Adventuring in the Bugaboos, a mountain range in the Purcell Mountains of eastern British Columbia, Canada.
In 2017 when a friend suggested we extend our Squamish trip into a Bugaboos trip, I was pretty skeptical. At that point everything I knew about this remote Canadian alpine climbing destination was from what I had seen in the famous Reel Rock clip, “Boys in the Bugs.” Based on this video, I assumed that pretty much all the climbing up there would be 5.14 finger cracks.
My friend reassured me that there would be plenty of climbing to be done by mere mortals like us, and we were off!
After nine days of wild fun, we had to return to our vans and head back to the States, but I knew I would have to come back! There was so much incredible climbing yet to be done! But when could I make it back to the Bugs?!
Two years later in August 2019 I was headed back! This time with my friend Brenton who I had already spent the last two weeks with climbing in Wyoming. We packed up our gear, our bag of wine, and our array of powdered foods at the Bugaboos parking area and lugged our load up the soggy trail.
Several hours and thousands of feet later we set up our tent at Applebee Camp in the center of the main Bugaboos climbing zone.
Looking out at Snowpatch Spire from Applebee Camp
The Bugs are truly an awe inspiring place, partly because everything in this area is extreme. The granite spires are so immense, so steep, so beautiful. The glaciers that separate them crack and send out deep thundering rumbles.
It all serves as a friendly reminder to us that we are just tiny specks out here crawling around on the surface of these mighty formations. It is intimidating and scary, but that is part of what makes climbing out here so incredible.
Pigeon Spire on the left and the Howser Towers enshrouded by clouds from across Vowell Glacier
We spent 12 days out there together and had great weather almost the entire time. We ticked off some of the classics like Sunshine Crack and the Northeast Ridge of Bugaboo Spire in the first couple days. We had some bigger and wilder objectives in mind though, so we packed up our camp and moved to another zone in the park with better access to some more remote spires.
There, we found two of the best climbs of our lives! One was Solitary Confinement, an incredible mega-splitter crack that runs all the way up the Prince Albert tower. This climb is six pitches of climbing the same single crack, going from fingers at the bottom to offwidth and chimneying at the top . . . WILD!
Summit Selfie!
Looking down at Snowpatch Spire from the Bugaboo Spire summit
The second climbing highlight was the famous Beckey-Chouinard on the South Howser Tower. This route is an undisputed classic, 15 pitches excellent climbing up a 2000-foot tower, and it all goes at 5.10!

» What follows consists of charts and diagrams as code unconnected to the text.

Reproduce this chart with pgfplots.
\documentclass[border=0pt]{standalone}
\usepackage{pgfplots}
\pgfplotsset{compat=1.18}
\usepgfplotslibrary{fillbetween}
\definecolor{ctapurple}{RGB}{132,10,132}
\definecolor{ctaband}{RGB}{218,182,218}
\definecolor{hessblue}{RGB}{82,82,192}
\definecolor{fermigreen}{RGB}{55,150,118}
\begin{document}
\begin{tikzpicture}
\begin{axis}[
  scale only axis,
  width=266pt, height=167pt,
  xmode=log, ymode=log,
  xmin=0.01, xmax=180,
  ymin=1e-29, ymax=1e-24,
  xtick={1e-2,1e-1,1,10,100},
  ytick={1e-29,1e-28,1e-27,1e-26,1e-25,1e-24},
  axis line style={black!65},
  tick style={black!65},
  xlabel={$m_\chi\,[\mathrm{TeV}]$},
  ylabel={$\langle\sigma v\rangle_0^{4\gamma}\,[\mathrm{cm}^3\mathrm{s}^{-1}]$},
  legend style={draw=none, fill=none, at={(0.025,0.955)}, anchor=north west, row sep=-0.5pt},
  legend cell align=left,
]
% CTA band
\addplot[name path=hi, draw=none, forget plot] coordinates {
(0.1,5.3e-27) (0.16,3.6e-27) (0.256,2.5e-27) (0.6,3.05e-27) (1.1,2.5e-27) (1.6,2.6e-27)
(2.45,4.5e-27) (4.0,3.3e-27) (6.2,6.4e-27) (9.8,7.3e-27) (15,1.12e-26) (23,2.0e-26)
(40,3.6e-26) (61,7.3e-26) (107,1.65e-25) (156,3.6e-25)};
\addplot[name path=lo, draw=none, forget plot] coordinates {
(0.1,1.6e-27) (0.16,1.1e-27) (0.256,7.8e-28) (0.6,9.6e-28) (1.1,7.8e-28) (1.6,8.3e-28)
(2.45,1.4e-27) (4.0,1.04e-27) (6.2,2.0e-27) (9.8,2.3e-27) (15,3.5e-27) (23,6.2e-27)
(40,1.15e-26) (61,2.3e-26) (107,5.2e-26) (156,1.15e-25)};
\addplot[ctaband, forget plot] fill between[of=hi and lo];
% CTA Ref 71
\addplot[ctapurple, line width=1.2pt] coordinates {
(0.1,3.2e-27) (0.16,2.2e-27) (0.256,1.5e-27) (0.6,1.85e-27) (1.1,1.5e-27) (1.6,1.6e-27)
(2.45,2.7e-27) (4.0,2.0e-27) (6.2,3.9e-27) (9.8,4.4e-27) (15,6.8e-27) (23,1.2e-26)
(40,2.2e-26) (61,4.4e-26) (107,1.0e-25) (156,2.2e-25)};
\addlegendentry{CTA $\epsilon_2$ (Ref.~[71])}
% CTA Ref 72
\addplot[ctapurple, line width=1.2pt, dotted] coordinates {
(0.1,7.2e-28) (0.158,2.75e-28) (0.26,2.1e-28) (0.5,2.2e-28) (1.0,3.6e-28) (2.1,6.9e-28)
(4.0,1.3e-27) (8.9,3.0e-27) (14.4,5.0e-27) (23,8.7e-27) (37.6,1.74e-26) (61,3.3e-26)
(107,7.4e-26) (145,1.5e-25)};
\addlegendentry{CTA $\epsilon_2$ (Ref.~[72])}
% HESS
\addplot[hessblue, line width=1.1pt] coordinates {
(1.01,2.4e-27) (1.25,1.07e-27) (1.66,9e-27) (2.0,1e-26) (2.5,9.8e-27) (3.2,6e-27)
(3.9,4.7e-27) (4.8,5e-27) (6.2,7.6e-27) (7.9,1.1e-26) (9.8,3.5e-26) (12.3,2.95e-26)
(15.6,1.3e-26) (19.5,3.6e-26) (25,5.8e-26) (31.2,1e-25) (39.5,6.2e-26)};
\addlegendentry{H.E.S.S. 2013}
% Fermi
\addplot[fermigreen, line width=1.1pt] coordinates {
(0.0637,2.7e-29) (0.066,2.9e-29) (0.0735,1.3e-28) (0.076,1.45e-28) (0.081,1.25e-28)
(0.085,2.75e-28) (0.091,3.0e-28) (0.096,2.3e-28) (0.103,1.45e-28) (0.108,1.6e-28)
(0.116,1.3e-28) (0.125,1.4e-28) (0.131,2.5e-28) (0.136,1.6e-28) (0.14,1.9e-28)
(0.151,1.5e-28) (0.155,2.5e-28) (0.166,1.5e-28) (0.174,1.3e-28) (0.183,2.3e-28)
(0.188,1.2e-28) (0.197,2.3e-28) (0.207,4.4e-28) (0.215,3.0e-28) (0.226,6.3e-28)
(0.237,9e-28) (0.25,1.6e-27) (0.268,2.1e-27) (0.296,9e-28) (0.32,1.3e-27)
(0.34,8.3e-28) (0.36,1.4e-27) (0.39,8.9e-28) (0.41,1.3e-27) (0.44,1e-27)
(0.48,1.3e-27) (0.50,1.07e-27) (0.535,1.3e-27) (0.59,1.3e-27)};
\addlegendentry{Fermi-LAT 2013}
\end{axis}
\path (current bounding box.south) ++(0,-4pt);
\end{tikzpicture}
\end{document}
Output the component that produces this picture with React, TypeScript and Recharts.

On this route there is a feature called the Great White Headwall, which the B-C sidesteps and heads up an easy chimney on the side. I had heard from a friend who had climbed it in the past that there was a harder variation that takes you straight up a 400-foot-long splitter in the middle of the headwall.
Obviously we had to go for it!
We did it in three pitches; one 30m pitch of ~5.10+ thin hands and chimneying; one 30m pitch of ~5.11+ pure ring locks (we had four .75s and wanted six!); and one ~5.10++ 60m pitch of glorious hands to the top of the headwall.
This is the way to do the B-C, trust me.
Looking up at the mega-splitters on the Great White Headwall of the Beckey-Chouinard
We're so Alpine! Brenton and me in front of The Minaret.
For me, rock climbing is all about wild adventure and spending quality time with great people. This trip was everything for me—two weeks in one of the most beautiful and rugged places I have ever seen with one of my best friends ever.
Trying hard, having fun, laughing all day every day—what’s not to love?
When you need to recharge your stoke, go to Canada! Or at least watch that “Boys in the Bugs” video.